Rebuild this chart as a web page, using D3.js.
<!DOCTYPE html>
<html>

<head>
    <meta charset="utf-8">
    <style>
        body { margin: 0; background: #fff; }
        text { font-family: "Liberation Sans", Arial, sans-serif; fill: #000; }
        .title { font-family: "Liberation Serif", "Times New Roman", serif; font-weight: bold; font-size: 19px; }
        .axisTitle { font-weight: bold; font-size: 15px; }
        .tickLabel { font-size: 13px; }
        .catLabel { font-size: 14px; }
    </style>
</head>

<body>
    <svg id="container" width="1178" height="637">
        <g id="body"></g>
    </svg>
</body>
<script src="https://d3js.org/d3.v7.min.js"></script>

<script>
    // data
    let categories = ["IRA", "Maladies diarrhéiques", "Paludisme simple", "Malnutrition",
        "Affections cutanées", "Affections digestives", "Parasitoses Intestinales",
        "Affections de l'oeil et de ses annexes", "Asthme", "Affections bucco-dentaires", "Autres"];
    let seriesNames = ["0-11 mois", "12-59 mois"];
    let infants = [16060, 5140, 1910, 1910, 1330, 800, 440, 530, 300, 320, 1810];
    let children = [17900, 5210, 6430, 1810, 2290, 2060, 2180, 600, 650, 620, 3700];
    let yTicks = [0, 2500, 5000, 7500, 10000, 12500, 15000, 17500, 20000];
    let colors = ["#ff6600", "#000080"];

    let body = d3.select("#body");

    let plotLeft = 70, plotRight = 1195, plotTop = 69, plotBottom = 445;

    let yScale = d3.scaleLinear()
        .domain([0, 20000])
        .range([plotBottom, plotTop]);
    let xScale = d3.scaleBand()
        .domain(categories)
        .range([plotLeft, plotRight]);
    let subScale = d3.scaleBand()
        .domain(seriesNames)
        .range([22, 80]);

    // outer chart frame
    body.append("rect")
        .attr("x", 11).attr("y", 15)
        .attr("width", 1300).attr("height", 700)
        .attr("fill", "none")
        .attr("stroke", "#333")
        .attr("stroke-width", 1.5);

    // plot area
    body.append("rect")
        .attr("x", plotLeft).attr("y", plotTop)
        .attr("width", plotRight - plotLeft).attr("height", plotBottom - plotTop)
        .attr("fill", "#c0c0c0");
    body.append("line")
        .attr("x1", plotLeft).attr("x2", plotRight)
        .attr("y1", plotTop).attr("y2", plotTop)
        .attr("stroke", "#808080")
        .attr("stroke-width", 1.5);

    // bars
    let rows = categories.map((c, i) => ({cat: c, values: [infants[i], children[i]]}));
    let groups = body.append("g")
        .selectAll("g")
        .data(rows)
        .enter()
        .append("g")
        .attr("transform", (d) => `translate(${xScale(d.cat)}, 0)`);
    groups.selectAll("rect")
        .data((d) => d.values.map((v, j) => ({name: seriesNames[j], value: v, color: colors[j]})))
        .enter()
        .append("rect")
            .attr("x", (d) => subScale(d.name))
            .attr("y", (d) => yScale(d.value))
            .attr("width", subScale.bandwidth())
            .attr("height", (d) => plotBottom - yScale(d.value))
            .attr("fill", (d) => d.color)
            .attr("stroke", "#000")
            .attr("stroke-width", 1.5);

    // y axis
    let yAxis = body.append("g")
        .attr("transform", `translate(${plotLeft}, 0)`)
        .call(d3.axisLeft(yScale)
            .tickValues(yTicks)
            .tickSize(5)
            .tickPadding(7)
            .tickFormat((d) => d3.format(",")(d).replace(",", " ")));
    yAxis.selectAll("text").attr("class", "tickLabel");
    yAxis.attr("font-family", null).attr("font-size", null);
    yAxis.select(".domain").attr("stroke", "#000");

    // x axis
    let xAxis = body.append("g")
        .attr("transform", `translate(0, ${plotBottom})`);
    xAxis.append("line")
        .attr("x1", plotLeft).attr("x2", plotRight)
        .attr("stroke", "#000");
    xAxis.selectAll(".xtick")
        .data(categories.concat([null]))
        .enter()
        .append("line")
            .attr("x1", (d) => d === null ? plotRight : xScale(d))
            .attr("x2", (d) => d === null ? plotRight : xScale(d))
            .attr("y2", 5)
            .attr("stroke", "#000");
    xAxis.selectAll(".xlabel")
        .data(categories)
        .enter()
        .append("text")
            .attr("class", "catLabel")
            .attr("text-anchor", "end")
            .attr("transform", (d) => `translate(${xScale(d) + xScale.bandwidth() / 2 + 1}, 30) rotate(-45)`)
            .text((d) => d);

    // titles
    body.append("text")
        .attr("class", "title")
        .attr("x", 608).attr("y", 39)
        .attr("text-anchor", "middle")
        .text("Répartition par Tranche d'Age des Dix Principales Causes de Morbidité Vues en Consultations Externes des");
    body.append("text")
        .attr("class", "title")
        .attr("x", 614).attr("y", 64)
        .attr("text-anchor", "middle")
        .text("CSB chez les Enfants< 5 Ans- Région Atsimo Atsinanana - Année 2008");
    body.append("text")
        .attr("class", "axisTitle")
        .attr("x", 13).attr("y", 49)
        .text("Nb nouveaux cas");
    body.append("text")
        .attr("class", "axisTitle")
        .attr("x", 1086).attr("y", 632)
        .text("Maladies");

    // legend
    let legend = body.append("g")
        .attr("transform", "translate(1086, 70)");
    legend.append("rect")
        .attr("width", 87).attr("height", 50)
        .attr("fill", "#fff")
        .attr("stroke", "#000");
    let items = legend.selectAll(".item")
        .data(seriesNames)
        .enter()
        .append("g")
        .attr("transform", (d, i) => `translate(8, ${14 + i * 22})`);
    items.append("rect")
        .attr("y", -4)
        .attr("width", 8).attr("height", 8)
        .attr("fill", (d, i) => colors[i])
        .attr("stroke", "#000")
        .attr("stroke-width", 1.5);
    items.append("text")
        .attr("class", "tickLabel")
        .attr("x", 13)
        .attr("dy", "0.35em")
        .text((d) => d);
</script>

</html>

+++

### [Your task]
Print the listing above in full, exactly as it is.

### [Expected output]
Rebuild this chart as a web page, using D3.js.
<!DOCTYPE html>
<html>

<head>
    <meta charset="utf-8">
    <style>
        body { margin: 0; background: #fff; }
        text { font-family: "Liberation Sans", Arial, sans-serif; fill: #000; }
        .title { font-family: "Liberation Serif", "Times New Roman", serif; font-weight: bold; font-size: 19px; }
        .axisTitle { font-weight: bold; font-size: 15px; }
        .tickLabel { font-size: 13px; }
        .catLabel { font-size: 14px; }
    </style>
</head>

<body>
    <svg id="container" width="1178" height="637">
        <g id="body"></g>
    </svg>
</body>
<script src="https://d3js.org/d3.v7.min.js"></script>

<script>
    // data
    let categories = ["IRA", "Maladies diarrhéiques", "Paludisme simple", "Malnutrition",
        "Affections cutanées", "Affections digestives", "Parasitoses Intestinales",
        "Affections de l'oeil et de ses annexes", "Asthme", "Affections bucco-dentaires", "Autres"];
    let seriesNames = ["0-11 mois", "12-59 mois"];
    let infants = [16060, 5140, 1910, 1910, 1330, 800, 440, 530, 300, 320, 1810];
    let children = [17900, 5210, 6430, 1810, 2290, 2060, 2180, 600, 650, 620, 3700];
    let yTicks = [0, 2500, 5000, 7500, 10000, 12500, 15000, 17500, 20000];
    let colors = ["#ff6600", "#000080"];

    let body = d3.select("#body");

    let plotLeft = 70, plotRight = 1195, plotTop = 69, plotBottom = 445;

    let yScale = d3.scaleLinear()
        .domain([0, 20000])
        .range([plotBottom, plotTop]);
    let xScale = d3.scaleBand()
        .domain(categories)
        .range([plotLeft, plotRight]);
    let subScale = d3.scaleBand()
        .domain(seriesNames)
        .range([22, 80]);

    // outer chart frame
    body.append("rect")
        .attr("x", 11).attr("y", 15)
        .attr("width", 1300).attr("height", 700)
        .attr("fill", "none")
        .attr("stroke", "#333")
        .attr("stroke-width", 1.5);

    // plot area
    body.append("rect")
        .attr("x", plotLeft).attr("y", plotTop)
        .attr("width", plotRight - plotLeft).attr("height", plotBottom - plotTop)
        .attr("fill", "#c0c0c0");
    body.append("line")
        .attr("x1", plotLeft).attr("x2", plotRight)
        .attr("y1", plotTop).attr("y2", plotTop)
        .attr("stroke", "#808080")
        .attr("stroke-width", 1.5);

    // bars
    let rows = categories.map((c, i) => ({cat: c, values: [infants[i], children[i]]}));
    let groups = body.append("g")
        .selectAll("g")
        .data(rows)
        .enter()
        .append("g")
        .attr("transform", (d) => `translate(${xScale(d.cat)}, 0)`);
    groups.selectAll("rect")
        .data((d) => d.values.map((v, j) => ({name: seriesNames[j], value: v, color: colors[j]})))
        .enter()
        .append("rect")
            .attr("x", (d) => subScale(d.name))
            .attr("y", (d) => yScale(d.value))
            .attr("width", subScale.bandwidth())
            .attr("height", (d) => plotBottom - yScale(d.value))
            .attr("fill", (d) => d.color)
            .attr("stroke", "#000")
            .attr("stroke-width", 1.5);

    // y axis
    let yAxis = body.append("g")
        .attr("transform", `translate(${plotLeft}, 0)`)
        .call(d3.axisLeft(yScale)
            .tickValues(yTicks)
            .tickSize(5)
            .tickPadding(7)
            .tickFormat((d) => d3.format(",")(d).replace(",", " ")));
    yAxis.selectAll("text").attr("class", "tickLabel");
    yAxis.attr("font-family", null).attr("font-size", null);
    yAxis.select(".domain").attr("stroke", "#000");

    // x axis
    let xAxis = body.append("g")
        .attr("transform", `translate(0, ${plotBottom})`);
    xAxis.append("line")
        .attr("x1", plotLeft).attr("x2", plotRight)
        .attr("stroke", "#000");
    xAxis.selectAll(".xtick")
        .data(categories.concat([null]))
        .enter()
        .append("line")
            .attr("x1", (d) => d === null ? plotRight : xScale(d))
            .attr("x2", (d) => d === null ? plotRight : xScale(d))
            .attr("y2", 5)
            .attr("stroke", "#000");
    xAxis.selectAll(".xlabel")
        .data(categories)
        .enter()
        .append("text")
            .attr("class", "catLabel")
            .attr("text-anchor", "end")
            .attr("transform", (d) => `translate(${xScale(d) + xScale.bandwidth() / 2 + 1}, 30) rotate(-45)`)
            .text((d) => d);

    // titles
    body.append("text")
        .attr("class", "title")
        .attr("x", 608).attr("y", 39)
        .attr("text-anchor", "middle")
        .text("Répartition par Tranche d'Age des Dix Principales Causes de Morbidité Vues en Consultations Externes des");
    body.append("text")
        .attr("class", "title")
        .attr("x", 614).attr("y", 64)
        .attr("text-anchor", "middle")
        .text("CSB chez les Enfants< 5 Ans- Région Atsimo Atsinanana - Année 2008");
    body.append("text")
        .attr("class", "axisTitle")
        .attr("x", 13).attr("y", 49)
        .text("Nb nouveaux cas");
    body.append("text")
        .attr("class", "axisTitle")
        .attr("x", 1086).attr("y", 632)
        .text("Maladies");

    // legend
    let legend = body.append("g")
        .attr("transform", "translate(1086, 70)");
    legend.append("rect")
        .attr("width", 87).attr("height", 50)
        .attr("fill", "#fff")
        .attr("stroke", "#000");
    let items = legend.selectAll(".item")
        .data(seriesNames)
        .enter()
        .append("g")
        .attr("transform", (d, i) => `translate(8, ${14 + i * 22})`);
    items.append("rect")
        .attr("y", -4)
        .attr("width", 8).attr("height", 8)
        .attr("fill", (d, i) => colors[i])
        .attr("stroke", "#000")
        .attr("stroke-width", 1.5);
    items.append("text")
        .attr("class", "tickLabel")
        .attr("x", 13)
        .attr("dy", "0.35em")
        .text((d) => d);
</script>

</html>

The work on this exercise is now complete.